Passou a palavra para Onofre Santo Agustini (PSD-SC). Imaginou-se que seria
aberto o debate. Engano. “Vou apenas fazer o seguinte comentário: como é apenas
votar a admissibilidade, não vejo razão para discutir. Sou favorável à PEC”,
limitou-se a dizer Onofre Agustini.
E
Décio Lima, voltando ao acelerador: “Continua em discussão o parecer. Não
havendo quem…” Súbito, o presidente percebe que Genoíno deseja falar. Autoriza.
“Senhor presidente, eu já expressei que sou favorável à PEC”, diz o condenado
do STF. “E é bom a gente votar logo a admissibilidade dela.” Em ritmo de
narrador de corrida de cavalos, o companheiro Décio encaminha a emenda para a
reta de chegada.
“Continua
em discussão. Não havendo quem queira discuti-la, em votação parecer do
eminente deputado João Campos. Os senhores deputados que forem favoráveis
permaneçam como se encontram. Aprovado.” Entre o “permaneçam como se encontram”
e o “aprovado” não decorreu nem o tempo de um suspiro.
Encerrado
o arremedo de votação, ouve-se ao fundo a voz do tucano Eduardo Azeredo
(PSDB-MG). Réu no processo do mensalão do PSDB mineiro, à espera de julgamento
no STF, ele avisa a Décio Lima que “já chegou o relator” de outro projeto. Pede
que a sessão siga seu curso. Na linha de montagem da Comissão de Justiça,
estava fabricada a crise que, insolvida, invadiu o final de semana.
Nesta
sexta-feira, o ministro Dias Toffoli, do STF, enviou ofício ao presidente da
Câmara, Henrique Eduardo Alves (PMDB-RN). Determinou que fossem encaminhadas à
Corte, em 72 horas (a contar do recebimento), explicações sobre o que se passou
na Comissão de Constituição e Justiça. Fez isso porque lhe coube relatar um
mandado de segurança impetrado pelo PSDB e pelo ex-PPS, agora MD.
Um
dos signatários da peça, o líder do PSDB na Câmara, Carlos Sampaio (SP), vive
uma experiência paradoxal. Recorre ao STF para brecar a tramitação da proposta
que seu vice-líder, o deputado João Campos, referendou. Para Sampaio, o projeto
do petista Fonteles não é apenas inconstitucional. Trata-se de “uma aberração”.

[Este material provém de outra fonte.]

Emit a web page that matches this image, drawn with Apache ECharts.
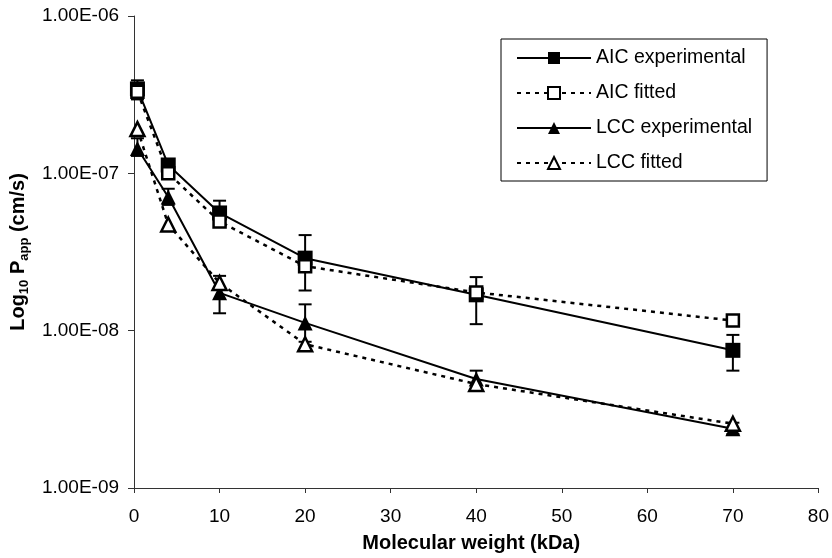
<!DOCTYPE html>
<html>
<head>
<meta charset="utf-8">
<script src="https://cdn.jsdelivr.net/npm/echarts@6/dist/echarts.min.js"></script>
<style>html,body{margin:0;padding:0;background:#fff}#c{width:832px;height:558px}</style>
</head>
<body>
<div id="c"></div>
<script>
// Data
var mw = [0.4, 4, 10, 20, 40, 70];
var aicExp = [3.44e-7, 1.13e-7, 5.6e-8, 2.89e-8, 1.69e-8, 7.5e-9];
var aicExpLow = [2.95e-7, 1.05e-7, 4.7e-8, 1.80e-8, 1.10e-8, 5.57e-9];
var aicExpHigh = [3.9e-7, 1.2e-7, 6.7e-8, 4.05e-8, 2.19e-8, 9.4e-9];
var aicFit = [3.3e-7, 1.0e-7, 4.94e-8, 2.57e-8, 1.75e-8, 1.16e-8];
var lccExp = [1.44e-7, 7.08e-8, 1.74e-8, 1.12e-8, 4.93e-9, 2.38e-9];
var lccExpLow = [1.29e-7, 6.3e-8, 1.29e-8, 8.5e-9, 4.26e-9, 2.2e-9];
var lccExpHigh = [1.67e-7, 7.98e-8, 2.23e-8, 1.47e-8, 5.57e-9, 2.6e-9];
var lccFit = [1.91e-7, 4.73e-8, 2.01e-8, 8.2e-9, 4.58e-9, 2.56e-9];
var seriesNames = ['AIC experimental', 'AIC fitted', 'LCC experimental', 'LCC fitted'];
var xTitle = 'Molecular weight (kDa)';

var FONT = '"Liberation Sans", Arial, sans-serif';

function pairs(xs, ys) { return xs.map(function (x, i) { return [x, ys[i]]; }); }
function errData(xs, lo, hi) { return xs.map(function (x, i) { return [x, lo[i], hi[i]]; }); }

function fmtExp(v) {
  var e = Math.round(Math.log10(v));
  var m = v / Math.pow(10, e);
  var s = e < 0 ? '-' : '+';
  var a = Math.abs(e);
  return m.toFixed(2) + 'E' + s + (a < 10 ? '0' + a : a);
}

function errRender(params, api) {
  var x = api.value(0);
  var top = api.coord([x, api.value(2)]);
  var bot = api.coord([x, api.value(1)]);
  var w = 6.5;
  var st = { stroke: '#000', lineWidth: 2 };
  return {
    type: 'group',
    children: [
      { type: 'line', shape: { x1: top[0], y1: top[1], x2: bot[0], y2: bot[1] }, style: st },
      { type: 'line', shape: { x1: top[0] - w, y1: top[1], x2: top[0] + w, y2: top[1] }, style: st },
      { type: 'line', shape: { x1: bot[0] - w, y1: bot[1], x2: bot[0] + w, y2: bot[1] }, style: st }
    ]
  };
}

var solid = { color: '#000', width: 2, type: 'solid' };
var dotted = { color: '#000', width: 2.5, type: [4, 5] };

var chart = echarts.init(document.getElementById('c'), null, { renderer: 'canvas' });
chart.setOption({
  animation: false,
  backgroundColor: '#fff',
  textStyle: { fontFamily: FONT },
  grid: { left: 133, right: 12, top: 16, bottom: 66, containLabel: false },
  legend: {
    orient: 'vertical',
    left: 501, top: 39,
    padding: [9, 15, 8, 15],
    borderColor: '#000', borderWidth: 1,
    itemWidth: 74, itemHeight: 15, itemGap: 15,
    textStyle: { fontFamily: FONT, fontSize: 19.5, color: '#000', lineHeight: 19 },
    data: seriesNames
  },
  xAxis: {
    type: 'value', min: 0, max: 80, interval: 10,
    name: xTitle, nameLocation: 'middle', nameGap: 45,
    nameTextStyle: { fontFamily: FONT, fontSize: 20, fontWeight: 'bold', color: '#000', padding: [0, 10, 0, 0] },
    axisLine: { lineStyle: { color: '#333', width: 1 } },
    axisTick: { inside: false, length: 5, lineStyle: { color: '#333' } },
    axisLabel: { fontFamily: FONT, fontSize: 19, color: '#000', margin: 19 },
    splitLine: { show: false }
  },
  yAxis: {
    type: 'log', logBase: 10, min: 1e-9, max: 1e-6,
    name: '{a|Log}{s|10}{a| P}{s|app}{a| (cm/s)}',
    nameLocation: 'middle', nameGap: 99, nameRotate: 90,
    nameTextStyle: {
      rich: {
        a: { fontFamily: FONT, fontSize: 20, fontWeight: 'bold', color: '#000', lineHeight: 24, verticalAlign: 'bottom' },
        s: { fontFamily: FONT, fontSize: 13, fontWeight: 'bold', color: '#000', lineHeight: 24, verticalAlign: 'bottom', padding: [0, 0, -3, 0] }
      }
    },
    axisLine: { show: true, lineStyle: { color: '#333', width: 1 } },
    axisTick: { show: true, inside: false, length: 6, lineStyle: { color: '#333' } },
    minorTick: { show: false },
    axisLabel: { fontFamily: FONT, fontSize: 19, color: '#000', margin: 15, formatter: fmtExp },
    splitLine: { show: false }
  },
  series: [
    { type: 'custom', name: 'errAIC', renderItem: errRender, data: errData(mw, aicExpLow, aicExpHigh), encode: { x: 0, y: [1, 2] }, z: 1, silent: true },
    { type: 'custom', name: 'errLCC', renderItem: errRender, data: errData(mw, lccExpLow, lccExpHigh), encode: { x: 0, y: [1, 2] }, z: 1, silent: true },
    { type: 'line', name: seriesNames[0], data: pairs(mw, aicExp), z: 3,
      symbol: 'rect', symbolSize: 15, showAllSymbol: true,
      lineStyle: solid, itemStyle: { color: '#000', borderColor: '#000', borderWidth: 0 } },
    { type: 'line', name: seriesNames[1], data: pairs(mw, aicFit), z: 4,
      symbol: 'rect', symbolSize: 12, showAllSymbol: true,
      lineStyle: dotted, itemStyle: { color: '#fff', borderColor: '#000', borderWidth: 2.5 } },
    { type: 'line', name: seriesNames[2], data: pairs(mw, lccExp), z: 5,
      symbol: 'triangle', symbolSize: 15, showAllSymbol: true,
      lineStyle: solid, itemStyle: { color: '#000', borderColor: '#000', borderWidth: 0 } },
    { type: 'line', name: seriesNames[3], data: pairs(mw, lccFit), z: 6,
      symbol: 'triangle', symbolSize: 14, showAllSymbol: true,
      lineStyle: dotted, itemStyle: { color: '#fff', borderColor: '#000', borderWidth: 2.5 } }
  ]
});
</script>
</body>
</html>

Para o bico de Campos, é uma “ponderada contribuição”, capaz de devolver o STF
ao seu lugar. “O Supremo vem se tornando um super legislativo”, anota o tucano
em seu parecer.
Surpreendido
com a novidade, Henrique Alves conversou com o petista Décio Lima, o presidente
do desastre. Perguntou o que sucedera. Ouviu uma explicação singela: a pauta da
comissão está atulhada e ele decidiu limpar as prateleiras. A emenda de Fonteles
era de 2011. E não havia razões para sobrestá-la.
Numa
tentativa de jogar água fria na fervura, Henrique Alves decidiu levar a emenda
ao freezer. Adiou por tempo indeterminado a comissão especial que teria de ser
constituída para analisar o mérito da emenda anti-STF depois que a Comissão de
Justiça considerou-a apta a tramitar.
Nesta
segunda-feira, Henrique e o presidente do Senado, Renan Calheiros (PMDB-AL), se
reunirão com o ministro Gilmar Mendes, do STF. Tentarão convencê-lo a rever a
liminar que sustou a tramitação do projeto de lei que impõe um torniquete
financeiro e de propaganda aos novos partidos. No condomínio governista, dá-se
de barato que a liminar de Gilmar foi uma reação à emenda do companheiro
Fonteles.
Há
nos arquivos da Câmara um documento que mostra como nascem os desastres no
Legislativo. Antes de apresentar uma emenda à Constituição, o autor precisa
recolher as assinaturas de apoiadores. O deputado Nazareno Fonteles arrastou
para dentro de sua emenda 219 jamegões. Gente de todos os partidos de Chico Alencar (PSOL-RJ) a Ronaldo Caiado
(DEM-GO), de Tiririca (PR-SP) ao pastor Marco Feliciano (PSC-SP), de Renan
Filho (PMDB-AL) a Zeca Dirceu (PT-PR). Em tese, quem assina deve ler ao menos o
cabeçalho da emenda. E a proposta de Nazareno é explícita da primeira letra ao
ponto final. Quer dizer: está-se diante de um despautério coletivo.